When I posted the results to my Instagram page, I captioned the post “I’ve been teaching my computer how to make art (sort of…)”. It needed the “sort of”, because without it, the statement isn’t particularly accurate - the algorithm isn’t learning for itself how to copy the art, it’s using the principle of natural selection to refine a better version of the image. This is the basis of genetic algorithms. (This medium article by Vijini Mallawaarachchi, gives a good overview to those unfamiliar with the concept).
So the question in the context of my artwork was essentially: can I find a way of reproducing some given picture or art, with an initially random population of candidate images that “breed” for a number of generations until I start to see members of newer populations that look like the source image?
I chose to create my initial candidate images from many random triangles, all of different colours and sizes. These candidates would breed (and potentially mutate) at each iteration, creating a new generation of candidates. In my application, these children were created by taking genes (triangles) from each parent, and then in the case of any mutations, applying some additional variation.
A fitness function was required to decide which children to keep at each iteration (this is the part that emulates natural selection - the fittest survive). In some computing problems, the fitness function isn’t always immediately obvious, but in this context it was fairly simple - how alike does the candidate look to the original artwork, (by comparing pixels of both images).

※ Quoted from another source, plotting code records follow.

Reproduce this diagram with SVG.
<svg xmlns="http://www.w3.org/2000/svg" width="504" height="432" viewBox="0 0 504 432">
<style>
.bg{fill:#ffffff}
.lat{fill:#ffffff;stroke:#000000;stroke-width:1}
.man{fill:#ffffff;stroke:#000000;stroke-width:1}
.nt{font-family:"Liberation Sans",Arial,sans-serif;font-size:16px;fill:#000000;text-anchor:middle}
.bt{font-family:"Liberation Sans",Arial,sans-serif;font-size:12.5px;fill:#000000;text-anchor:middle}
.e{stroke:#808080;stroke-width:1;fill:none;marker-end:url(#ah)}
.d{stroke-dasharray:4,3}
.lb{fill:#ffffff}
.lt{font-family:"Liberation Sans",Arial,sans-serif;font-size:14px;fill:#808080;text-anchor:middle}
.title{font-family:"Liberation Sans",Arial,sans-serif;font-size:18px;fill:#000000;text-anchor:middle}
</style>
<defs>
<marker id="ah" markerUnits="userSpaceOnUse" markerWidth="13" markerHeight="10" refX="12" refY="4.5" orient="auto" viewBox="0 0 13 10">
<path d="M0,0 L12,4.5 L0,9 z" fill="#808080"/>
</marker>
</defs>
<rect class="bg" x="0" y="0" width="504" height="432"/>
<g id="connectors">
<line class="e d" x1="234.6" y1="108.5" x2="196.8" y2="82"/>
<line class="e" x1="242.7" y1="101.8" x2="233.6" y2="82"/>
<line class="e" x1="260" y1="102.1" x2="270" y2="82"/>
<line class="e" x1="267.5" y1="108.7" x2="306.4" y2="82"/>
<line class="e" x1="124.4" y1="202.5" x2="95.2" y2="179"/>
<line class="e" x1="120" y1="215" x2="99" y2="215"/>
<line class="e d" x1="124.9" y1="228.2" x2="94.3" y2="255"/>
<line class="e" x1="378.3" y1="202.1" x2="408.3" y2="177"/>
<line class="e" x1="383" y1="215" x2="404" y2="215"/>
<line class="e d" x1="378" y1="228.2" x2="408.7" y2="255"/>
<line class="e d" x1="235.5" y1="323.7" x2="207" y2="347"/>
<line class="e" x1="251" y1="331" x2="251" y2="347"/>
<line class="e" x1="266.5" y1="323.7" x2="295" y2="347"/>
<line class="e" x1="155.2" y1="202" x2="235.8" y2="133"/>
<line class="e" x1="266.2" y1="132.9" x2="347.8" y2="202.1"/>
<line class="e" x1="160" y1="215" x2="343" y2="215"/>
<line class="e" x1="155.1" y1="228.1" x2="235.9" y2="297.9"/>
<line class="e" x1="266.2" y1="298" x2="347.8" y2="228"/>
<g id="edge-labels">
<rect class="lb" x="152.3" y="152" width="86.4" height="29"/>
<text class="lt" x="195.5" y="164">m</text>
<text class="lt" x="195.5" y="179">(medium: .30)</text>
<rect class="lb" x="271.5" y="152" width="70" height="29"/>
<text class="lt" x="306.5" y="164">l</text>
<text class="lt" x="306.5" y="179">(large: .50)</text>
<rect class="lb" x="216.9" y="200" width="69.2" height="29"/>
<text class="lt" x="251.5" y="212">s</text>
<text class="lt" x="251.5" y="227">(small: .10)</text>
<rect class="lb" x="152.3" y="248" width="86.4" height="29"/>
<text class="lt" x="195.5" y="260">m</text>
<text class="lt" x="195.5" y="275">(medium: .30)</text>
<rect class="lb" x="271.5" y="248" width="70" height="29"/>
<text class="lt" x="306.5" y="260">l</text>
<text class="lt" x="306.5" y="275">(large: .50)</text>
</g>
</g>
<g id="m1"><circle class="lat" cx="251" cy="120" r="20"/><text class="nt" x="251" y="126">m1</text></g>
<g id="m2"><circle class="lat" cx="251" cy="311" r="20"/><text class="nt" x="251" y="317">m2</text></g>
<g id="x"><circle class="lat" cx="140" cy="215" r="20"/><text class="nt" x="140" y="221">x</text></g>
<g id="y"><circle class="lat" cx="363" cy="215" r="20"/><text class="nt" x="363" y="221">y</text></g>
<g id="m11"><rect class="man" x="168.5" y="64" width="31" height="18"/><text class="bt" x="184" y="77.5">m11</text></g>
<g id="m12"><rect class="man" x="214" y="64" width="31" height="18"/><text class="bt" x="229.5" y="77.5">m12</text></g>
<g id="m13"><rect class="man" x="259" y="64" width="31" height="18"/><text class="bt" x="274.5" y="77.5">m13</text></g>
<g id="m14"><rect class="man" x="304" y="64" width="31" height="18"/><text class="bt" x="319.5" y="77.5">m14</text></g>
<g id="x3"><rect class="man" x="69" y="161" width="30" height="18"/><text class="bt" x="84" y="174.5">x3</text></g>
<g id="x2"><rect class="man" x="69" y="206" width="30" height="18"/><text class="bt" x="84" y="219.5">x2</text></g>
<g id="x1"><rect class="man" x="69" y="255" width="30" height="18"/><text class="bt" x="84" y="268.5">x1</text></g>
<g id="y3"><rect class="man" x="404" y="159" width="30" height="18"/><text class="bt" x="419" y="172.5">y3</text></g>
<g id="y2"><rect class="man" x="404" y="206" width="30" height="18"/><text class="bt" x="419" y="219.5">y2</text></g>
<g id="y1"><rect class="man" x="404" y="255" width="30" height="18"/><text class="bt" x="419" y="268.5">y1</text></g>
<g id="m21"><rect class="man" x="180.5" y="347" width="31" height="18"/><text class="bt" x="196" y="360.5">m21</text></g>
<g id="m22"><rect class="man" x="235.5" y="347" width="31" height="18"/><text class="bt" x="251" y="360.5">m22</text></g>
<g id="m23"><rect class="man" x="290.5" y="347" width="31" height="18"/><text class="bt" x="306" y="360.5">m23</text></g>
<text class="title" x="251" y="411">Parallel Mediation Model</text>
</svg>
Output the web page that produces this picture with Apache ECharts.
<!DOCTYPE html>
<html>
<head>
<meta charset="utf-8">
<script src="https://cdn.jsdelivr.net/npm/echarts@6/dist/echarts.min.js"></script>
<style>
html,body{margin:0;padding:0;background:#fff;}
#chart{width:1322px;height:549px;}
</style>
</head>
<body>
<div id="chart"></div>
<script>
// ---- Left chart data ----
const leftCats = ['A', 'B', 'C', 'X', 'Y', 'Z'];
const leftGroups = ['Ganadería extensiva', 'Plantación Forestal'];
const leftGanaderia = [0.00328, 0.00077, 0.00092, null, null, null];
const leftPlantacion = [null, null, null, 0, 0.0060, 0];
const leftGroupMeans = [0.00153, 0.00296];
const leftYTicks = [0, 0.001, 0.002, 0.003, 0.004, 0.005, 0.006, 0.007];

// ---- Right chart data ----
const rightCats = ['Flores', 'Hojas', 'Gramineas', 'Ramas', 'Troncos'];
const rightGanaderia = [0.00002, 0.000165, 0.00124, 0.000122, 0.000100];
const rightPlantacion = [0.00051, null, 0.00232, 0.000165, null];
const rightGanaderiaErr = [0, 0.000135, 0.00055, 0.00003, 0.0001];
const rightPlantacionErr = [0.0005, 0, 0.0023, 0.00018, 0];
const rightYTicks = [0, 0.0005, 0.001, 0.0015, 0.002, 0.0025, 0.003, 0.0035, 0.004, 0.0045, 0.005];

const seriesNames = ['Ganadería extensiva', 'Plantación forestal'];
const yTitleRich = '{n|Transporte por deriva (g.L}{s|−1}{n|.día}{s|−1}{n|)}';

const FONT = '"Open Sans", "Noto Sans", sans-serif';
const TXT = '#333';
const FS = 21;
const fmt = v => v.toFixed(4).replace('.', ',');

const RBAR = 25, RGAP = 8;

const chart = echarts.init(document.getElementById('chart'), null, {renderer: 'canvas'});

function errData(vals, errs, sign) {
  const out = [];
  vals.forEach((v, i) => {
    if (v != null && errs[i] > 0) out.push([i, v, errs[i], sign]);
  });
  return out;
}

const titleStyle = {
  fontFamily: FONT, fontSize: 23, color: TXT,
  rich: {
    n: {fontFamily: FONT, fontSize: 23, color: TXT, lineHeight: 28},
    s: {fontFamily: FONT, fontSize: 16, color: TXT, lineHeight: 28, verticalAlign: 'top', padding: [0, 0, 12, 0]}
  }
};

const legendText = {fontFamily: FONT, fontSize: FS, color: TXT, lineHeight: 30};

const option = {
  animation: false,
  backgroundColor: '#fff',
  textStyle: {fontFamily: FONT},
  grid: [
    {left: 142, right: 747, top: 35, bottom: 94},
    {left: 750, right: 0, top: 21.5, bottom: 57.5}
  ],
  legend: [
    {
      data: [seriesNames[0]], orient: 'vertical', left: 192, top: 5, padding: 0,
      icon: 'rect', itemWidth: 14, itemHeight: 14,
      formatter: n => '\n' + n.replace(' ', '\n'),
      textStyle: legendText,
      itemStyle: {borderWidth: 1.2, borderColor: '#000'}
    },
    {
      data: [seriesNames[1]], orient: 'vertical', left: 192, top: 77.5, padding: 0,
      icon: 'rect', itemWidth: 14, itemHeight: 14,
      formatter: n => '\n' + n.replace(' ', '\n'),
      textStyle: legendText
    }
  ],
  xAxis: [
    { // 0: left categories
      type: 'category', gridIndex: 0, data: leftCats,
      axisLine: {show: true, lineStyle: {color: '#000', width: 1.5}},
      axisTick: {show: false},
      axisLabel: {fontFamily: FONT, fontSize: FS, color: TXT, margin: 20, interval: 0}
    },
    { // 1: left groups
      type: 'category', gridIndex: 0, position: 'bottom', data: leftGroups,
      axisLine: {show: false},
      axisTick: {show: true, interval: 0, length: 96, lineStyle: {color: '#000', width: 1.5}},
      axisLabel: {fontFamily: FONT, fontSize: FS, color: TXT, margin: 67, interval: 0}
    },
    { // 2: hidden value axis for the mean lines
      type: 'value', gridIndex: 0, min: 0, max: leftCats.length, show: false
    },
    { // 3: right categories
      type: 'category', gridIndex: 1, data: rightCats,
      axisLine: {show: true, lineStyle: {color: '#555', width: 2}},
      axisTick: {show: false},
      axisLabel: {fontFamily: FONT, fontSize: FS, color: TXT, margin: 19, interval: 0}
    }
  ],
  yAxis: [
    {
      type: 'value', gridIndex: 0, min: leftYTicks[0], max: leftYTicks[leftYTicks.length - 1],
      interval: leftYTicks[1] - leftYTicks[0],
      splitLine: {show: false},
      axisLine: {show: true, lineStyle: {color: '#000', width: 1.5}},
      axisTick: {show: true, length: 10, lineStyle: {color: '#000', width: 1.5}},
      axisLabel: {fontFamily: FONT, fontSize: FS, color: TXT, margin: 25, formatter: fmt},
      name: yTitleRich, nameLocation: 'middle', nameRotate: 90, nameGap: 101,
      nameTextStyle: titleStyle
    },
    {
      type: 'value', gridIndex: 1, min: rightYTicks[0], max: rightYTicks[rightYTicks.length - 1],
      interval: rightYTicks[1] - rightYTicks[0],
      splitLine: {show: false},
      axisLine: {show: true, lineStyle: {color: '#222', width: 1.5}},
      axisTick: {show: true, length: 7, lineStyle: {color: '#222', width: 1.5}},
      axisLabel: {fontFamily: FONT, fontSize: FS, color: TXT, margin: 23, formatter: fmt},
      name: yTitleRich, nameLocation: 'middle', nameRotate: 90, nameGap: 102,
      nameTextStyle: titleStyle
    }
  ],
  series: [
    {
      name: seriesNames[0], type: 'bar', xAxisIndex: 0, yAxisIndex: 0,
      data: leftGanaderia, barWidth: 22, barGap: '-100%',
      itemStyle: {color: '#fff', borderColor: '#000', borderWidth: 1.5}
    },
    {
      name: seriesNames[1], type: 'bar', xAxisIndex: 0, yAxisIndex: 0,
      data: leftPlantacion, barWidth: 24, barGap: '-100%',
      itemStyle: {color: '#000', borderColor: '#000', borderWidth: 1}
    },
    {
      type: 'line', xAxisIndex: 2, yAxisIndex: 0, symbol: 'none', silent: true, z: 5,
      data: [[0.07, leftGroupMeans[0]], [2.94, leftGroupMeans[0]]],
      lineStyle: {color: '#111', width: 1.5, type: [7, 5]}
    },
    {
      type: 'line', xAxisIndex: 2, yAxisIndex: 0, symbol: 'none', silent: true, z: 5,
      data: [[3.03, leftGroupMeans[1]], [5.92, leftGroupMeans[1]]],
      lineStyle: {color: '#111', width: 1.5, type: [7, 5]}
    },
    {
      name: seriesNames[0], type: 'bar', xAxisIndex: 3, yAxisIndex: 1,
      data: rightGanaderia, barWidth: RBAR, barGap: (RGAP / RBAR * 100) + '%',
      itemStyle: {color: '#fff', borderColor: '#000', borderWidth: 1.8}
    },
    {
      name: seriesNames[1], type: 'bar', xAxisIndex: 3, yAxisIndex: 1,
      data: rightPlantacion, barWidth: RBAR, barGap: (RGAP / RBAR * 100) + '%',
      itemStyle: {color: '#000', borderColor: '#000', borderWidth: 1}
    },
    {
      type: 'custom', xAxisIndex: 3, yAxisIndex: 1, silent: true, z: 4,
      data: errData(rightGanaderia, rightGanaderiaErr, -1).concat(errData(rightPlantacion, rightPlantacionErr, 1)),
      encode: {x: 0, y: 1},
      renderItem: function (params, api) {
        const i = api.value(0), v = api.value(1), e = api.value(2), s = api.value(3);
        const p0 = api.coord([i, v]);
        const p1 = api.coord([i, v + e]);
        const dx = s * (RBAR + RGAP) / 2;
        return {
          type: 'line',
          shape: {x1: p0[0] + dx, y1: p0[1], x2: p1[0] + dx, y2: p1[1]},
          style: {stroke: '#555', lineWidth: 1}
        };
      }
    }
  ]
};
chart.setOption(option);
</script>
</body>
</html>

You can see the process illustrated above - to the left is the source image, and to the right is the algorithm evolving to produce an image that looks more and more like the original. Each frame of the animation is the best candidate from that generation, and as the generations evolve, so does the best image.
From my initial experiments, it produced some really interesting, abstract results. I’ll no doubt return to this work in the future and try to improve or at least vary the results, given that there’s so much room to tweak the parameters (number of generations, size of population, mutation, way of breeding parents, etc).